Now every shop displays its varied trade,
And the fresh-sprinkled pavement cools the feet
Of early walkers. At the private door
The ruddy housemaid twirls the busy mop,
Annoying the smart ’prentice, or neat girl,
Tripping with band-box lightly. Now the sun
Darts burning splendor on the glittering pane,
Save where the canvas awning throws a shade
On the gay merchandise. Now, spruce and trim,
In shops (where beauty smiles with industry)
Sits the smart damsel; while the passenger
Peeps through the window, watching every charm.
Now pastry dainties catch the eye minute
Of humming insects, while the limy snare
Waits to enthrall them. Now the lamp-lighter
Mounts the tall ladder, nimbly venturous,
To trim the half-filled lamps, while at his feet
The pot-boy yells discordant!
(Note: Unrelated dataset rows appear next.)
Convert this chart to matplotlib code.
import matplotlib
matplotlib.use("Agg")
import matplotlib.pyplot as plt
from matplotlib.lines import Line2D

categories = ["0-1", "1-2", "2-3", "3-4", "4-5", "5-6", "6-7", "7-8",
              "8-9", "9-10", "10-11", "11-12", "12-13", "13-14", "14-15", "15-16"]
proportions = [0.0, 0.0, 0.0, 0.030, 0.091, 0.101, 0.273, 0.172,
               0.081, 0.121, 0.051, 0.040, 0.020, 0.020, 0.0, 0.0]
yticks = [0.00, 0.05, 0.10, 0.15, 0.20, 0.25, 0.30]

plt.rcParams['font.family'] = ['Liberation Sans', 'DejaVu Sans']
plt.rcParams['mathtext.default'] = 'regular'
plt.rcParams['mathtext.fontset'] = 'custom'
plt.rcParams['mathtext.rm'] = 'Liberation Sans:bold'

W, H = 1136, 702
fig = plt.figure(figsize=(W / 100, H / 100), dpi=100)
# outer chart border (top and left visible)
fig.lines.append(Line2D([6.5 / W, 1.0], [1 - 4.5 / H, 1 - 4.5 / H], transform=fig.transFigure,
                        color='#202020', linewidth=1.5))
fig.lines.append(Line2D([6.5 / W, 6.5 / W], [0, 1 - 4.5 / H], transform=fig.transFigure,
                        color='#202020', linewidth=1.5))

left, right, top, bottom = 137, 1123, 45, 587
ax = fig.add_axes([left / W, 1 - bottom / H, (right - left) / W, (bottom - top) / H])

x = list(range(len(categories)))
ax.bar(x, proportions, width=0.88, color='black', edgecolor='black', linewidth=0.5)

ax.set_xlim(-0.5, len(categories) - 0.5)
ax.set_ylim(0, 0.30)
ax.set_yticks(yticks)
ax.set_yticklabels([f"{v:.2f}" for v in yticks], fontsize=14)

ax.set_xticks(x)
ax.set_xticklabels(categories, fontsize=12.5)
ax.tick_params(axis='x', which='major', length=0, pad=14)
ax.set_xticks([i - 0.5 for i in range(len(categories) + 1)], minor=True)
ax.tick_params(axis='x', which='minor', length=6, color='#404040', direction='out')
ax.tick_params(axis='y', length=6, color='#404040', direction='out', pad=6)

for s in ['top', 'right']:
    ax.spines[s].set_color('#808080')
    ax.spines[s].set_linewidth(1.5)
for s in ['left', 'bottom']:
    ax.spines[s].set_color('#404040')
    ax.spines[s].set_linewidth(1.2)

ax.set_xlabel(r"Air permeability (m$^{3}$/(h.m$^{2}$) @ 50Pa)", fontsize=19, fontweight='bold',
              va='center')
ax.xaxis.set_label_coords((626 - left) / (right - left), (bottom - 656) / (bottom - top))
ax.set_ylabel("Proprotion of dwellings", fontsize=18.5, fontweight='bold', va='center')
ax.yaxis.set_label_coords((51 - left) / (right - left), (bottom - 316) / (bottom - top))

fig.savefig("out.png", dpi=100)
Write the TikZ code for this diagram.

All along
The sultry pavement, the old-clothes-man cries
In tone monotonous, while sidelong views
The area for his traffic: now the bag
Is slyly opened, and the half-worn suit
(Sometimes the pilfered treasure of the base
Domestic spoiler), for one half its worth,
Sinks in the green abyss. The porter now
Bears his huge load along the burning way;
And the poor poet wakes from busy dreams,
To paint the summer morning
In later life she became known, by one and all, not for her Kardashian lifestyle, but for her literary achievements. Perdita was put aside for a new appellation, the ‘English Sappho’, in tribute of her poetry. In all she penned six novels on top of her versifying. Her crowning glory is that, along with her contemporary, Mary Wollstonecraft, she was a leading advocate for women’s rights of the era. Eventually, though, her affliction worsened. In 1800 she succumbed to it.
For us there is a certain notoriety attached to the name Mrs Robinson, but I doubt that even the subject of Benjamin Braddock’s ardour in ‘The Graduate’ could match the original Mrs Robinson’s place in the annals of women to be reckoned with.